Store your mangos at room temperature until they ripen. Once they’re ripe, store in the fridge for up to five days, but don’t refrigerate them before they ripen.
Mangos can appear intimidating to cut, but the method is surprisingly simple. Each mango has one long, hard, flat seed in the center, almost like an avocado seed but oblong. Wash your mango and grab a sharp knife and a cutting board.
For easy cutting, place the mango stem down on the cutting board, hold, and use your knife to cut down through the mango approximately ¼-inch from the widest part of the center. Repeat on the other side to remove the mango flesh from the seed (which is in the widest part of the center). Then you can cut and scoop the mango flesh out of the skin. The process is not much harder than cutting an avocado. (The National Mango Board has this practical guide for visual reference.)

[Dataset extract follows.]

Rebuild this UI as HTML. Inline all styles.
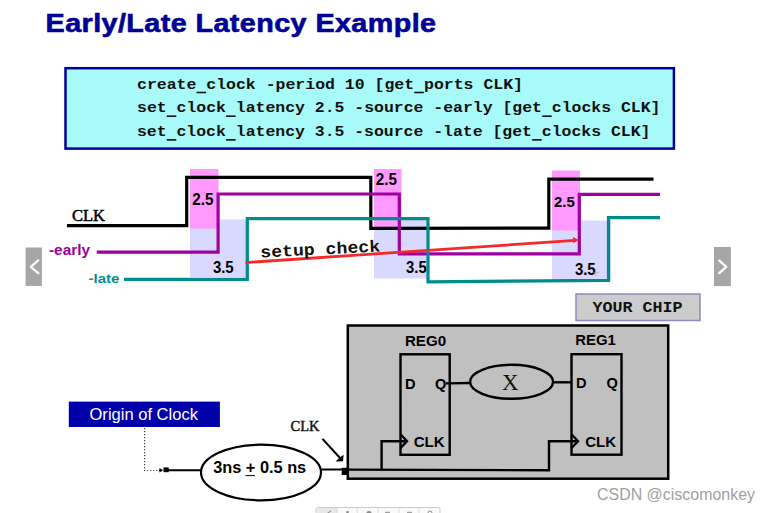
<!DOCTYPE html>
<html><head><meta charset="utf-8">
<style>
html,body{margin:0;padding:0;background:#fff;width:771px;height:513px;overflow:hidden}
svg{display:block}
.sans{font-family:"Liberation Sans",sans-serif}
.mono{font-family:"Liberation Mono",monospace}
.serif{font-family:"Liberation Serif",serif}
</style></head><body>
<svg width="771" height="513" viewBox="0 0 771 513">
<!-- Title -->
<text class="sans" transform="scale(1.14,1)" x="40.00" y="31.6" font-size="25.2" font-weight="bold" fill="#000096" stroke="#000096" stroke-width="0.6" textLength="342.54" lengthAdjust="spacing">Early/Late Latency Example</text>

<!-- Code box -->
<rect x="65.5" y="68.2" width="608.4" height="80.4" fill="#A8FAF8" stroke="#000099" stroke-width="2.5"/>
<g class="mono" font-weight="bold" font-size="14.6" fill="#111">
<text x="137" y="88.6" textLength="386" lengthAdjust="spacingAndGlyphs">create<tspan dy="2.4">_</tspan><tspan dy="-2.4">clock -period 10 [get</tspan><tspan dy="2.4">_</tspan><tspan dy="-2.4">ports CLK]</tspan></text>
<text x="137" y="112.3" textLength="523.5" lengthAdjust="spacingAndGlyphs">set<tspan dy="2.4">_</tspan><tspan dy="-2.4">clock</tspan><tspan dy="2.4">_</tspan><tspan dy="-2.4">latency 2.5 -source -early [get</tspan><tspan dy="2.4">_</tspan><tspan dy="-2.4">clocks CLK]</tspan></text>
<text x="137" y="136" textLength="513.5" lengthAdjust="spacingAndGlyphs">set<tspan dy="2.4">_</tspan><tspan dy="-2.4">clock</tspan><tspan dy="2.4">_</tspan><tspan dy="-2.4">latency 3.5 -source -late [get</tspan><tspan dy="2.4">_</tspan><tspan dy="-2.4">clocks CLK]</tspan></text>
<rect x="196.7" y="91.7" width="9.3" height="1.6"/>
<rect x="414.4" y="91.7" width="9.3" height="1.6"/>
<rect x="166.9" y="115.4" width="9.3" height="1.6"/>
<rect x="226.2" y="115.4" width="9.3" height="1.6"/>
<rect x="542.3" y="115.4" width="9.3" height="1.6"/>
<rect x="166.9" y="139.1" width="9.3" height="1.6"/>
<rect x="226.2" y="139.1" width="9.3" height="1.6"/>
<rect x="532.3" y="139.1" width="9.3" height="1.6"/>
</g>

<!-- Timing shaded regions -->
<g>
<rect x="190" y="219.5" width="56" height="57.5" fill="#D9D9FF"/>
<rect x="190" y="169" width="28.5" height="59.5" fill="#FF99FF"/>
<rect x="374" y="218.5" width="55" height="60" fill="#D9D9FF"/>
<rect x="374" y="169" width="27.5" height="59.5" fill="#FF99FF"/>
<rect x="552" y="220.5" width="59" height="60" fill="#D9D9FF"/>
<rect x="552" y="170.5" width="28" height="60" fill="#FF99FF"/>
</g>

<!-- waveform labels -->
<text class="serif" x="72" y="220.9" font-size="17" fill="#000" stroke="#000" stroke-width="0.55" textLength="33" lengthAdjust="spacingAndGlyphs">CLK</text>
<text class="sans" x="49" y="254.8" font-size="14" font-weight="bold" fill="#990099" textLength="41" lengthAdjust="spacingAndGlyphs">-early</text>
<text class="sans" x="88.5" y="282.8" font-size="13.7" font-weight="bold" fill="#009090" textLength="31" lengthAdjust="spacingAndGlyphs">-late</text>

<g class="sans" font-size="15.6" font-weight="bold" fill="#000">
<text x="192.3" y="204.6" textLength="21.2" lengthAdjust="spacingAndGlyphs">2.5</text>
<text x="212.9" y="272.6" textLength="20.8" lengthAdjust="spacingAndGlyphs">3.5</text>
<text x="375.8" y="184.8" textLength="21.2" lengthAdjust="spacingAndGlyphs">2.5</text>
<text x="406.1" y="272.7" textLength="20.6" lengthAdjust="spacingAndGlyphs">3.5</text>
<text x="554" y="206.8" font-size="15.2" textLength="20.8" lengthAdjust="spacingAndGlyphs">2.5</text>
<text x="574.9" y="274.9" textLength="20.8" lengthAdjust="spacingAndGlyphs">3.5</text>
</g>

<!-- waveforms -->
<g fill="none" stroke-width="3.2" stroke-linejoin="miter" stroke-linecap="butt">
<polyline stroke="#000" points="67,225.6 186.7,225.6 186.7,177.3 370.8,177.3 370.8,228.3 548.8,228.2 548.8,179.1 653.5,179.1"/>
<polyline stroke="#A000A0" points="96.7,252.1 218.1,252.1 218.1,194 399.3,194 399.3,253.9 579.3,253.9 579.3,194.3 660,194.3"/>
<polyline stroke="#008C8C" points="124,279.4 247.3,279.4 247.3,218.6 428,218.6 428,281.9 608.5,280.3 608.5,217.7 660,217.7"/>
</g>

<!-- setup check -->
<line x1="245.5" y1="262.6" x2="575" y2="240.4" stroke="#F42A2A" stroke-width="2.8"/>
<polygon points="579,240.1 573,237 573.4,243.2" fill="#F42A2A"/>
<text class="mono" transform="translate(260.5,257.5) rotate(-2.9)" font-size="16.5" font-weight="bold" fill="#111" textLength="120" lengthAdjust="spacingAndGlyphs">setup check</text>

<!-- cursor artifact -->
<g stroke="#9A9AA8" stroke-width="0.8" opacity="0.7"><line x1="592.5" y1="272.3" x2="599.5" y2="272.3"/><line x1="595.8" y1="269" x2="595.8" y2="276"/></g>
<!-- nav buttons -->
<rect x="25.6" y="247.5" width="16.3" height="38.4" fill="#A6A6A6"/>
<polyline points="38.2,260.4 30.8,266.8 38.2,273.1" fill="none" stroke="#fff" stroke-width="2.4" stroke-linecap="round" stroke-linejoin="round"/>
<rect x="714" y="247" width="16.9" height="39.1" fill="#A6A6A6"/>
<polyline points="719.3,260.6 726.3,266.8 719.3,273.1" fill="none" stroke="#fff" stroke-width="2.4" stroke-linecap="round" stroke-linejoin="round"/>

<!-- YOUR CHIP -->
<rect x="576" y="294" width="124" height="26.5" fill="#CCCCCC" stroke="#8C8CC0" stroke-width="1.5"/>
<text class="mono" x="592.5" y="311.5" font-size="14.5" font-weight="bold" fill="#111" textLength="90" lengthAdjust="spacingAndGlyphs">YOUR CHIP</text>

<!-- chip -->
<rect x="347.8" y="325.5" width="320.4" height="153.2" fill="#C0C0C0" stroke="#000" stroke-width="2.5"/>
<g class="sans" font-weight="bold" fill="#000">
<text x="404.9" y="346.1" font-size="14" textLength="41.2" lengthAdjust="spacingAndGlyphs">REG0</text>
<text x="575.3" y="344.8" font-size="14" textLength="40.5" lengthAdjust="spacingAndGlyphs">REG1</text>
<text x="404.9" y="388.9" font-size="14.6">D</text>
<text x="435" y="388.9" font-size="14.6">Q</text>
<text x="576" y="388.3" font-size="14.6">D</text>
<text x="606.5" y="388.3" font-size="14.6">Q</text>
<text x="413.7" y="446.7" font-size="14" textLength="31" lengthAdjust="spacingAndGlyphs">CLK</text>
<text x="585.2" y="447.2" font-size="14" textLength="31" lengthAdjust="spacingAndGlyphs">CLK</text>
</g>
<g fill="none" stroke="#000" stroke-width="2.4">
<rect x="400.5" y="354.3" width="49.2" height="100.5"/>
<rect x="571.5" y="354.2" width="50" height="100.5"/>
<ellipse cx="511.6" cy="381.8" rx="41.5" ry="17"/>
<line x1="446" y1="383.4" x2="470" y2="383"/>
<line x1="553" y1="382.3" x2="571" y2="382.3"/>
<polyline points="400.5,434.2 407,441.2 400.5,448"/>
<polyline points="571.5,434.3 578,441.3 571.5,448"/>
<polyline points="342,469.6 549,470.2 549,441.3 576,441.3"/>
<polyline points="381.6,469.8 381.6,441.2 405,441.2"/>
</g>
<text class="serif" x="502" y="389.9" font-size="23" fill="#111" textLength="16.5" lengthAdjust="spacingAndGlyphs">X</text>

<!-- Origin of clock -->
<rect x="68.8" y="401.6" width="151.1" height="25.4" fill="#0000AA"/>
<text class="sans" x="89.5" y="420.4" font-size="16.3" fill="#fff" textLength="108.5" lengthAdjust="spacingAndGlyphs">Origin of Clock</text>
<polyline points="144.6,428 144.6,470.5 160,470.5" fill="none" stroke="#444" stroke-width="1.2" stroke-dasharray="1.2 1.8"/>
<polygon points="163.2,470.2 159.4,467.9 159.4,472.4" fill="#000"/>
<rect x="163.5" y="467.4" width="5.2" height="4.8" fill="#000"/>
<line x1="168" y1="470.3" x2="201" y2="470.3" stroke="#000" stroke-width="2"/>
<ellipse cx="261" cy="472.5" rx="60" ry="27.8" fill="#fff" stroke="#000" stroke-width="2.2"/>
<text class="sans" x="213.2" y="473.3" font-size="16" font-weight="bold" fill="#000" textLength="93" lengthAdjust="spacingAndGlyphs">3ns + 0.5 ns</text>
<line x1="245.5" y1="475.6" x2="255" y2="475.6" stroke="#000" stroke-width="1"/>
<line x1="321.5" y1="469.5" x2="342" y2="469.5" stroke="#000" stroke-width="2"/>
<rect x="341.7" y="467.8" width="7.2" height="7.2" fill="#000"/>
<text class="serif" x="290.5" y="431" font-size="14.5" fill="#111" stroke="#111" stroke-width="0.45" textLength="29" lengthAdjust="spacingAndGlyphs">CLK</text>
<line x1="322.5" y1="438.9" x2="340" y2="458" stroke="#000" stroke-width="2.1"/>
<polygon points="343,461.2 343.6,454.8 339.8,457.6 335.5,461.6" fill="#000"/>

<!-- watermark -->
<text class="sans" x="597" y="500.3" font-size="15.8" fill="#A0A0A0" textLength="158" lengthAdjust="spacingAndGlyphs">CSDN @ciscomonkey</text>

<!-- toolbar -->
<rect x="316" y="507.5" width="124" height="8" rx="1.5" fill="#FAFAFA" stroke="#CACACA" stroke-width="1"/>
<rect x="316.5" y="508.2" width="20.5" height="5" fill="#E8E8E8"/>
<g stroke="#DCDCDC" stroke-width="1">
<line x1="337.2" y1="508" x2="337.2" y2="513"/>
<line x1="357.3" y1="508" x2="357.3" y2="513"/>
<line x1="378" y1="508" x2="378" y2="513"/>
<line x1="399" y1="508" x2="399" y2="513"/>
<line x1="419" y1="508" x2="419" y2="513"/>
</g>
<g fill="#8A8A8A" stroke="none">
<path d="M326.5,513.5 L330.5,510.5 L331.2,511.3 L328,513.5 Z"/>
<circle cx="347.5" cy="512.3" r="1.3"/>
<ellipse cx="369" cy="513" rx="2.6" ry="2"/>
<rect x="385" y="511.8" width="5" height="1"/>
<rect x="407" y="511.8" width="5" height="1"/>
</g>
<circle cx="430" cy="513" r="2" fill="none" stroke="#8A8A8A" stroke-width="1"/>
</svg>
</body></html>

Since mangos have a natural sweetness and many varieties have a creamy texture, including the Ataulfos variety, I decided to make dairy-free sorbet with the mangos I received from the National Mango Board. A cold treat always tastes good in the summer heat, especially when the treat has nutritional benefits as well!
- 2 cups mango puree (~ 3 mangos, I used Ataulfos and Kent mangos)
- 1 14-oz. can (1.5 cups) coconut milk (preferably full-fat, although reduced fat will work)
- 2-4 tablespoons pure maple syrup, depending on desired sweetness
- Chill the canned coconut milk, a mixing bowl and the beater to your hand or stand mixer in the freezer for 10-15 minutes.
- Meanwhile, cut and peel the mangos (see instructions in post). Puree the flesh in a food processor until smooth.
- Combine the coconut milk, mango puree, and maple syrup in the chilled mixing bowl and whip with the beater for 1-2 minutes to combine.
- Pour the mixture into a loaf pan and freeze for at least 6 hours before serving. This sorbet will be hard when frozen, so set it out for about 15-20 minutes before serving to soften.
- Store in an airtight container in your freezer.
- Cooking time indicates chilling time.
- If you use low-fat canned coconut milk, the consistency will be more like Italian ice - still very tasty, but a bit more icy and less creamy.
This is a sponsored conversation written by me on behalf of National Mango Board. The opinions and text are all mine.
Do you eat mangos often? How do you use them?
What’s a type of fruit or vegetable that you never have tried?
What’s your favorite flavor of ice cream or sorbet?